Sophie BUYSE
L'Escarbilleuse
Talus d'Approche
« Littérature »
1995
191 p.
Ingénue Proserpine
A peine vient-on de découvrir Sophie Buyse avec La Graphomane (publiée à Toulouse chez Patrice Thierry) que l'on a droit, déjà, à un deuxième roman. S'y expriment une fois encore la jubilation créatrice et l'érotomanie du jeune écrivain. Que s'est-il passé, quelles leçons de vie et quelles métamorphoses depuis Mara-la-Graphomane jusqu'à Marcia-l'Escarbilleuse, depuis la blonde vénitienne jusqu'à l'exil au pays noir ? Peut-être après tout n'est-ce qu'une question de point de vue. Quand l'amoureuse épistolaire s'ingéniait à jouer avec la mort par l'intermédiaire des mots, la petite grappilleuse de charbon, de l'hôpital où elle console à l'académie où elle pose, a la mort sur son épaule comme un manteau d'hiver : « Ce n'est pas elle qui touche la mort, /c'est la mort qui la touche », ainsi parle l'épigraphe.

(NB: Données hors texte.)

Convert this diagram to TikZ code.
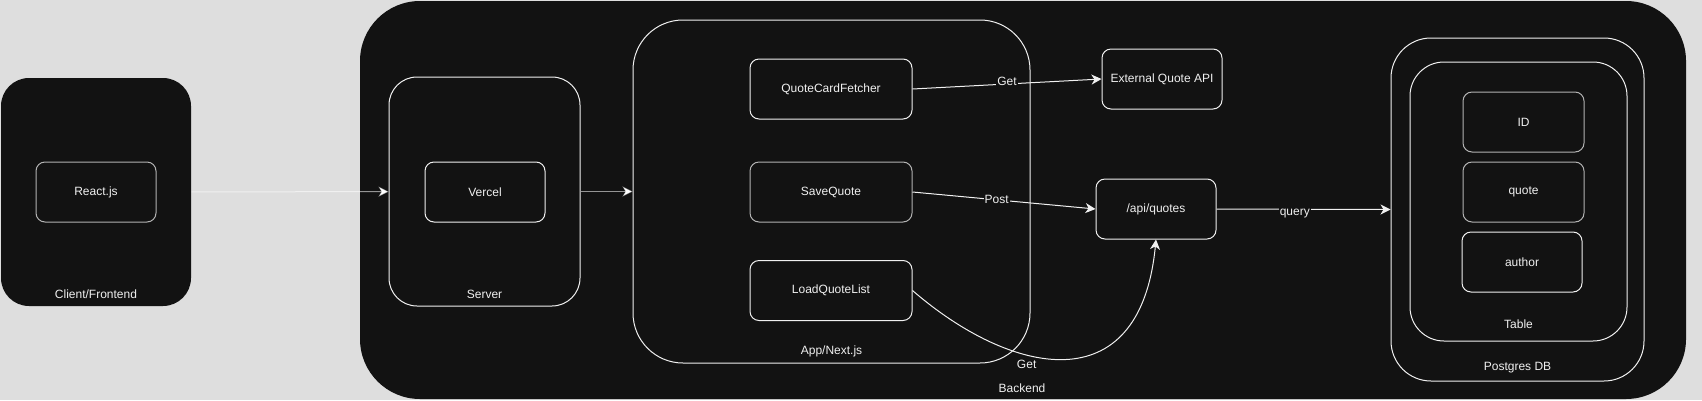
\documentclass[tikz,border=0pt]{standalone}
\usepackage{fontspec}
\setmainfont{Liberation Sans}
\usetikzlibrary{arrows.meta}
\definecolor{canvas}{HTML}{DEDEDE}
\definecolor{boxfill}{HTML}{121212}
\definecolor{ink}{HTML}{F0F0F0}
\definecolor{dimink}{HTML}{B3B3B3}
\begin{document}
\begin{tikzpicture}
[x=1pt,y=-1pt,
  font=\fontsize{12}{14}\selectfont,
  groupdecorate/.style={fill=boxfill,line width=1pt,inner sep=0pt},
  boxdecorate/.style={fill=boxfill,line width=1pt,rounded corners=9pt,
    minimum height=60pt,text=ink},
  textdecorate/.style={text=ink,inner sep=1pt},
  edgelabel/.style={textdecorate,fill=boxfill},
  arrowdecorate/.style={-{Stealth[length=10pt,width=10pt,inset=3pt]},draw=ink,line width=1pt},
  dimdecorate/.style={arrowdecorate,draw=white,draw opacity=0.55}]
\fill[canvas] (0,0) rectangle (1702,400);
\useasboundingbox (0,0) rectangle (1702,400);
%% groups
\node (backend) at (1023,200) [groupdecorate,minimum width=1326pt,minimum height=398pt,rounded corners=60pt] {};
\node at (1022,388) [textdecorate] {Backend};
\foreach \groupname/\x/\y/\w/\h/\r/\ly/\linecolor/\grouplabel in {
  front/96/192/190/228/28/294/none/{Client/Frontend},
  server/484.5/191.5/191/229/28/294/ink/{Server},
  app/831.5/191.5/397/343/50/351/ink/{App/Next.js},
  pg/1517.5/209.5/253/343/40/368/ink/{Postgres DB},
  table/1518.5/201.5/217/279/34/324/ink/{Table}} {
  \node (\groupname) at (\x,\y) [groupdecorate,draw=\linecolor,minimum width=\w pt,minimum height=\h pt,rounded corners=\r pt] {};
  \node at (\x,\ly) [textdecorate] {\grouplabel};
}
%% boxes
\foreach \nodename/\x/\y/\w/\linecolor/\nodelabel in {
  react/96/192/120/dimink/{React.js}, vercel/485/192/120/ink/{Vercel},
  qcf/831/89/162/ink/{QuoteCardFetcher}, save/831/192/162/dimink/{SaveQuote},
  load/831/290.5/162/ink/{LoadQuoteList}, ext/1162/79/120/ink/{External Quote API},
  api/1156/209/120/ink/{/api/quotes}, id/1523.5/122/121/dimink/{ID},
  quote/1523.5/192/121/dimink/{quote}, author/1522/262/120/ink/{author}} {
  \node (\nodename) at (\x,\y) [boxdecorate,draw=\linecolor,minimum width=\w pt] {\nodelabel};
}
%% edges
\path
\foreach \startnode/\endnode in {front/server, server/app} {
  (\startnode) edge[dimdecorate] (\endnode)
};
\draw[arrowdecorate] (qcf.east) -- node[edgelabel,yshift=3pt] {Get} (ext.west);
\draw[arrowdecorate] (save.east) -- node[edgelabel,pos=0.46] {Post} (api.west);
\draw[arrowdecorate] (api.east) -- node[edgelabel,pos=0.45,yshift=-4pt] {query} (pg.west);
\draw[arrowdecorate] (load.east) .. controls (1010,375) and (1140,405) .. node[edgelabel,pos=0.37,yshift=-10pt] {Get} (api.south);
\end{tikzpicture}
\end{document}
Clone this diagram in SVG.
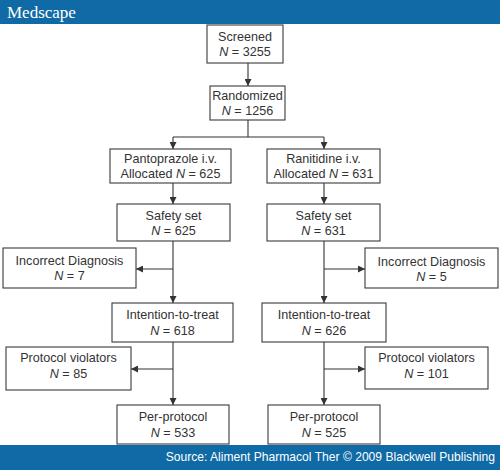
<svg xmlns="http://www.w3.org/2000/svg" width="500" height="470" viewBox="0 0 500 470">
<style>
.box rect{fill:#fff;stroke:#3a3a3a;stroke-width:1.1}
.box text{font-family:"Liberation Sans",Arial,sans-serif;font-size:12.6px;fill:#333;text-anchor:middle}
.n{font-style:italic}
.conn line,.conn path{stroke:#333;stroke-width:1.1;fill:none}
</style>
<defs>
<marker id="ah" viewBox="0 0 8 8" refX="8" refY="4" markerWidth="7" markerHeight="7" markerUnits="userSpaceOnUse" orient="auto">
<path d="M0,0 L8,4 L0,8 z" fill="#333"/>
</marker>
</defs>
<rect width="500" height="470" fill="#fff"/>
<g id="header">
<rect x="0" y="0" width="500" height="24" fill="#0f6aa5"/>
<text x="7" y="18" font-family="Liberation Serif,'Times New Roman',serif" font-size="17" fill="#fff">Medscape</text>
</g>
<g id="footer">
<rect x="0" y="445" width="500" height="25" fill="#0f6aa5"/>
<text x="495" y="461" font-family="Liberation Sans,Arial,sans-serif" font-size="12.1" fill="#fff" text-anchor="end">Source: Aliment Pharmacol Ther © 2009 Blackwell Publishing</text>
</g>
<g class="conn" id="connectors">
<line x1="248" y1="63" x2="248" y2="86" marker-end="url(#ah)"/>
<path d="M248,120 V137 M173,137 H324"/>
<line x1="173" y1="137" x2="173" y2="149" marker-end="url(#ah)"/>
<line x1="324" y1="137" x2="324" y2="149" marker-end="url(#ah)"/>
<line x1="173" y1="183" x2="173" y2="204" marker-end="url(#ah)"/>
<line x1="324" y1="183" x2="324" y2="204" marker-end="url(#ah)"/>
<line x1="173" y1="241" x2="173" y2="303" marker-end="url(#ah)"/>
<line x1="173" y1="269" x2="136" y2="269" marker-end="url(#ah)"/>
<line x1="324" y1="241" x2="324" y2="303" marker-end="url(#ah)"/>
<line x1="324" y1="269" x2="365" y2="269" marker-end="url(#ah)"/>
<line x1="173" y1="342" x2="173" y2="405" marker-end="url(#ah)"/>
<line x1="173" y1="369" x2="131" y2="369" marker-end="url(#ah)"/>
<line x1="324" y1="342" x2="324" y2="405" marker-end="url(#ah)"/>
<line x1="324" y1="369" x2="365" y2="369" marker-end="url(#ah)"/>
</g>
<g class="box" id="screened"><rect x="207" y="25" width="76" height="38"/><text x="245" y="41">Screened</text><text x="245" y="56"><tspan class="n">N</tspan> = 3255</text></g>
<g class="box" id="randomized"><rect x="210" y="86" width="75" height="34"/><text x="247.5" y="100">Randomized</text><text x="247.5" y="115"><tspan class="n">N</tspan> = 1256</text></g>
<g class="box" id="panto"><rect x="110" y="149" width="121" height="34"/><text x="170.5" y="163">Pantoprazole i.v.</text><text x="170.5" y="178">Allocated <tspan class="n">N</tspan> = 625</text></g>
<g class="box" id="ranit"><rect x="267" y="149" width="113" height="34"/><text x="323.5" y="163">Ranitidine i.v.</text><text x="323.5" y="178">Allocated <tspan class="n">N</tspan> = 631</text></g>
<g class="box" id="safety-l"><rect x="117" y="204" width="113" height="37"/><text x="173.5" y="220">Safety set</text><text x="173.5" y="235"><tspan class="n">N</tspan> = 625</text></g>
<g class="box" id="safety-r"><rect x="267" y="204" width="113" height="37"/><text x="323.5" y="220">Safety set</text><text x="323.5" y="235"><tspan class="n">N</tspan> = 631</text></g>
<g class="box" id="incorrect-l"><rect x="3" y="248" width="133" height="40"/><text x="69.5" y="265">Incorrect Diagnosis</text><text x="69.5" y="280"><tspan class="n">N</tspan> = 7</text></g>
<g class="box" id="incorrect-r"><rect x="365" y="248" width="133" height="40"/><text x="431.5" y="266">Incorrect Diagnosis</text><text x="431.5" y="281"><tspan class="n">N</tspan> = 5</text></g>
<g class="box" id="itt-l"><rect x="112" y="303" width="121" height="39"/><text x="172.5" y="319">Intention-to-treat</text><text x="172.5" y="335"><tspan class="n">N</tspan> = 618</text></g>
<g class="box" id="itt-r"><rect x="262" y="303" width="124" height="39"/><text x="324" y="319">Intention-to-treat</text><text x="324" y="335"><tspan class="n">N</tspan> = 626</text></g>
<g class="box" id="pv-l"><rect x="6" y="347" width="125" height="43"/><text x="68.5" y="362">Protocol violators</text><text x="68.5" y="378"><tspan class="n">N</tspan> = 85</text></g>
<g class="box" id="pv-r"><rect x="365" y="347" width="123" height="42"/><text x="426.5" y="362">Protocol violators</text><text x="426.5" y="378"><tspan class="n">N</tspan> = 101</text></g>
<g class="box" id="pp-l"><rect x="117" y="405" width="112" height="39"/><text x="173" y="421">Per-protocol</text><text x="173" y="437"><tspan class="n">N</tspan> = 533</text></g>
<g class="box" id="pp-r"><rect x="268" y="405" width="112" height="39"/><text x="324" y="421">Per-protocol</text><text x="324" y="437"><tspan class="n">N</tspan> = 525</text></g>
</svg>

Car il y a beaucoup de points communs entre les deux romans, et sans doute n'est-ce pas surprenant de la part d'un auteur qui habille et habite à ce point le « sujet » qu'il traite. Si nous avons quitté l'Italie pour ces régions si tristes et si belles du Centre et du Borinage (une jeune Bruxelloise en mal d'exister est venue y faire du bénévolat), nous restons dans un univers constitué de tant de superpositions métaphoriques qu'il finit par ressembler à un oignon (savoureux). Si nous avons délaissé le domaine de la lettre d'amour pour explorer celui de la peinture, nous avons toujours affaire, pris que nous sommes dans un extraordinaire réseau de correspondances, à ce qui fut la tentation d'une somme (la peinture comme art, comme art de vivre, comme thérapie) et qui demeure en tensions, en élans de désir. Ici, chaque objet est l'objet d'une transsubstantiation par le rêve. Les personnages ne paraissent exister que comme modalités diverses d'un même fantasme, mâchés et transformés sans fin par une narratrice qui a bien du mal à s'effacer. Il faut attendre beaucoup (l'amour), et l'avènement de Marcia comme héroïne définitive, pour qu'ils sortent du songe et se déploient dans l'espace. Donc Marcia arrive à La Docherie, près de Marchienne-au-Pont, pour « accompagner » dans leur souffrance les grands malades d'un hôpital. Donc elle voudrait faire le deuil du grand amour (en partie épistolaire) qu'elle a éprouvé pour un grand écrivain. Donc elle rencontre Datura à la morgue, qui lui propose de venir poser le soir dans l'académie où il enseigne. Donc sa vie est art crépusculaire et promenades salutaires parmi les terrils, sous l'œil bienveillant du monstre-Cockerill. (Elle découvre « L'Homme à Moulons » de la Chapelle des Seigneurs, lors d'une escapade à Boussu-en-Borinage !). Enfin elle rencontre Franco, jeune artiste-ouvrier sicilien qui répare sa bicyclette avant de réparer son cœur. Donc, quelques scènes encore de violence, et puis réconciliation finale de l'art, de l'amour et du prolétariat dans la scène de l'usine où Marcia prépare une exposition.
Certaines incohérences m'ont peut-être ennuyée. Les délires esthétiques d'un professeur d'académie m'ont sûrement agacée. Quelque conception de la réalité ouvrière m'a bien fait sourire. Mais subsistent encore l'évidence du plaisir d'écrire sans faire d'économies, la volonté d'aller voir au-delà des surfaces. Au moins, on ne quitte pas L'Escarbilleuse après l'avoir fermée. Me reste encore un regret : celui d'avoir dû la lire dans une édition à laquelle, vu son prix, on ne peut pardonner — fautes d'orthographe, de frappe, de ponctuation et pages qui se décollent — la médiocre qualité.